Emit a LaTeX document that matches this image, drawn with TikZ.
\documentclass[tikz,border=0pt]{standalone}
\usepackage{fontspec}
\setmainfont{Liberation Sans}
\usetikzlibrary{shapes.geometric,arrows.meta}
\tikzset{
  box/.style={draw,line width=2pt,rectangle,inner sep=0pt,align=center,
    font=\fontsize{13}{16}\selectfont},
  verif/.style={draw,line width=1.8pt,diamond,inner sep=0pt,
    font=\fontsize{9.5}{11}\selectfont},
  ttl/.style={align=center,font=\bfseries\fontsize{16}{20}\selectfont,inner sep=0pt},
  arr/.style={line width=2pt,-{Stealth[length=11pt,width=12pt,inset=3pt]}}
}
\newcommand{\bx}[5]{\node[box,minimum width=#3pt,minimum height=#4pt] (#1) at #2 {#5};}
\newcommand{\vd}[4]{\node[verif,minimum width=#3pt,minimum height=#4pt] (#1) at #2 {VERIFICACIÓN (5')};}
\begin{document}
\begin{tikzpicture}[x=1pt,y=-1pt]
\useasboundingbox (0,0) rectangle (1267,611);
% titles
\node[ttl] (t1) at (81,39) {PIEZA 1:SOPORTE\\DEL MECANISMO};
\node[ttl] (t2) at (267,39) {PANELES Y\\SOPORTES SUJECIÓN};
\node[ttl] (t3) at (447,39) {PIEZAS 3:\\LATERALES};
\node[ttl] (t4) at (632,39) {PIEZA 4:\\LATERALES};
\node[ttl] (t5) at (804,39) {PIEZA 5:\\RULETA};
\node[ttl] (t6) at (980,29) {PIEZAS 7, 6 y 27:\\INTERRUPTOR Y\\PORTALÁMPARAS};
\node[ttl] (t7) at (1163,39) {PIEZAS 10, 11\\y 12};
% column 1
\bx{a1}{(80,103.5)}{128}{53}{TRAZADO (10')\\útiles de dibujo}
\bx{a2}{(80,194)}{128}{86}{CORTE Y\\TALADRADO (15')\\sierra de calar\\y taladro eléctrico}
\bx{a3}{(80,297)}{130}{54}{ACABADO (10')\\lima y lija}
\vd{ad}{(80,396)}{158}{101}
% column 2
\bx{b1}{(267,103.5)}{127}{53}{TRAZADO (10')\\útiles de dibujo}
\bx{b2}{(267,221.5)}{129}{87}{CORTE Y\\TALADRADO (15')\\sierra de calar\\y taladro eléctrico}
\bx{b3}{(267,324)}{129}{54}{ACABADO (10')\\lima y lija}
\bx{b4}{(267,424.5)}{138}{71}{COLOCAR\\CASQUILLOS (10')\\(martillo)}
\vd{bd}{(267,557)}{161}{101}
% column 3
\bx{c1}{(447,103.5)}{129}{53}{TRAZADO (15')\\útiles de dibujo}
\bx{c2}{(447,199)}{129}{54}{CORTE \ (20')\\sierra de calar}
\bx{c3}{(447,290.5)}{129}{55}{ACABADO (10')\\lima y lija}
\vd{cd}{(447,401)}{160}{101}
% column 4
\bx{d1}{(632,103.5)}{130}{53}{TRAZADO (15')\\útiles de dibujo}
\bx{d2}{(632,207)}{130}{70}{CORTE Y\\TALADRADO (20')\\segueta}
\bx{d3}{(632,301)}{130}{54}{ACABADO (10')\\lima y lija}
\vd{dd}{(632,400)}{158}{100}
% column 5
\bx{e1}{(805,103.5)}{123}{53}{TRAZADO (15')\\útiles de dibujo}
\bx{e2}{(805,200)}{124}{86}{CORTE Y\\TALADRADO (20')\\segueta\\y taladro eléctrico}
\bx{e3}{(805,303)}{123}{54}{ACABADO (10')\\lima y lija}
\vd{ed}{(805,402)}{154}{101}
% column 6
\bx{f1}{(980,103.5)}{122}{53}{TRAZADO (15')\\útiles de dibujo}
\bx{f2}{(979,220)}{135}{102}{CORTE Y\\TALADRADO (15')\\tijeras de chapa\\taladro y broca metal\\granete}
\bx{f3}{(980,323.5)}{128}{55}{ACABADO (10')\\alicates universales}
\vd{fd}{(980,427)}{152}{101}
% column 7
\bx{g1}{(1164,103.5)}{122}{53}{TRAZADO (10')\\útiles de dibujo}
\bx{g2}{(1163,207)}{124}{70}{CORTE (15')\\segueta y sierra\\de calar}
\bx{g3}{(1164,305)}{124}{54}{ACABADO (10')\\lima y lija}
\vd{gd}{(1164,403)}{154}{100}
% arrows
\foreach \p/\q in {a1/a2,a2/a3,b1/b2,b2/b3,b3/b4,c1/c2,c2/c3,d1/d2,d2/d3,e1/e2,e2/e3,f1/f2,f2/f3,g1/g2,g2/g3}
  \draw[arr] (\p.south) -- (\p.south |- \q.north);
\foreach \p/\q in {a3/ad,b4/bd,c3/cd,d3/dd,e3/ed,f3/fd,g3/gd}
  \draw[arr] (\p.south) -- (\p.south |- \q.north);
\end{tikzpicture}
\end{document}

===============

Transcribe the material above in its entirety. Match it exactly.

Emit a LaTeX document that matches this image, drawn with TikZ.
\documentclass[tikz,border=0pt]{standalone}
\usepackage{fontspec}
\setmainfont{Liberation Sans}
\usetikzlibrary{shapes.geometric,arrows.meta}
\tikzset{
  box/.style={draw,line width=2pt,rectangle,inner sep=0pt,align=center,
    font=\fontsize{13}{16}\selectfont},
  verif/.style={draw,line width=1.8pt,diamond,inner sep=0pt,
    font=\fontsize{9.5}{11}\selectfont},
  ttl/.style={align=center,font=\bfseries\fontsize{16}{20}\selectfont,inner sep=0pt},
  arr/.style={line width=2pt,-{Stealth[length=11pt,width=12pt,inset=3pt]}}
}
\newcommand{\bx}[5]{\node[box,minimum width=#3pt,minimum height=#4pt] (#1) at #2 {#5};}
\newcommand{\vd}[4]{\node[verif,minimum width=#3pt,minimum height=#4pt] (#1) at #2 {VERIFICACIÓN (5')};}
\begin{document}
\begin{tikzpicture}[x=1pt,y=-1pt]
\useasboundingbox (0,0) rectangle (1267,611);
% titles
\node[ttl] (t1) at (81,39) {PIEZA 1:SOPORTE\\DEL MECANISMO};
\node[ttl] (t2) at (267,39) {PANELES Y\\SOPORTES SUJECIÓN};
\node[ttl] (t3) at (447,39) {PIEZAS 3:\\LATERALES};
\node[ttl] (t4) at (632,39) {PIEZA 4:\\LATERALES};
\node[ttl] (t5) at (804,39) {PIEZA 5:\\RULETA};
\node[ttl] (t6) at (980,29) {PIEZAS 7, 6 y 27:\\INTERRUPTOR Y\\PORTALÁMPARAS};
\node[ttl] (t7) at (1163,39) {PIEZAS 10, 11\\y 12};
% column 1
\bx{a1}{(80,103.5)}{128}{53}{TRAZADO (10')\\útiles de dibujo}
\bx{a2}{(80,194)}{128}{86}{CORTE Y\\TALADRADO (15')\\sierra de calar\\y taladro eléctrico}
\bx{a3}{(80,297)}{130}{54}{ACABADO (10')\\lima y lija}
\vd{ad}{(80,396)}{158}{101}
% column 2
\bx{b1}{(267,103.5)}{127}{53}{TRAZADO (10')\\útiles de dibujo}
\bx{b2}{(267,221.5)}{129}{87}{CORTE Y\\TALADRADO (15')\\sierra de calar\\y taladro eléctrico}
\bx{b3}{(267,324)}{129}{54}{ACABADO (10')\\lima y lija}
\bx{b4}{(267,424.5)}{138}{71}{COLOCAR\\CASQUILLOS (10')\\(martillo)}
\vd{bd}{(267,557)}{161}{101}
% column 3
\bx{c1}{(447,103.5)}{129}{53}{TRAZADO (15')\\útiles de dibujo}
\bx{c2}{(447,199)}{129}{54}{CORTE \ (20')\\sierra de calar}
\bx{c3}{(447,290.5)}{129}{55}{ACABADO (10')\\lima y lija}
\vd{cd}{(447,401)}{160}{101}
% column 4
\bx{d1}{(632,103.5)}{130}{53}{TRAZADO (15')\\útiles de dibujo}
\bx{d2}{(632,207)}{130}{70}{CORTE Y\\TALADRADO (20')\\segueta}
\bx{d3}{(632,301)}{130}{54}{ACABADO (10')\\lima y lija}
\vd{dd}{(632,400)}{158}{100}
% column 5
\bx{e1}{(805,103.5)}{123}{53}{TRAZADO (15')\\útiles de dibujo}
\bx{e2}{(805,200)}{124}{86}{CORTE Y\\TALADRADO (20')\\segueta\\y taladro eléctrico}
\bx{e3}{(805,303)}{123}{54}{ACABADO (10')\\lima y lija}
\vd{ed}{(805,402)}{154}{101}
% column 6
\bx{f1}{(980,103.5)}{122}{53}{TRAZADO (15')\\útiles de dibujo}
\bx{f2}{(979,220)}{135}{102}{CORTE Y\\TALADRADO (15')\\tijeras de chapa\\taladro y broca metal\\granete}
\bx{f3}{(980,323.5)}{128}{55}{ACABADO (10')\\alicates universales}
\vd{fd}{(980,427)}{152}{101}
% column 7
\bx{g1}{(1164,103.5)}{122}{53}{TRAZADO (10')\\útiles de dibujo}
\bx{g2}{(1163,207)}{124}{70}{CORTE (15')\\segueta y sierra\\de calar}
\bx{g3}{(1164,305)}{124}{54}{ACABADO (10')\\lima y lija}
\vd{gd}{(1164,403)}{154}{100}
% arrows
\foreach \p/\q in {a1/a2,a2/a3,b1/b2,b2/b3,b3/b4,c1/c2,c2/c3,d1/d2,d2/d3,e1/e2,e2/e3,f1/f2,f2/f3,g1/g2,g2/g3}
  \draw[arr] (\p.south) -- (\p.south |- \q.north);
\foreach \p/\q in {a3/ad,b4/bd,c3/cd,d3/dd,e3/ed,f3/fd,g3/gd}
  \draw[arr] (\p.south) -- (\p.south |- \q.north);
\end{tikzpicture}
\end{document}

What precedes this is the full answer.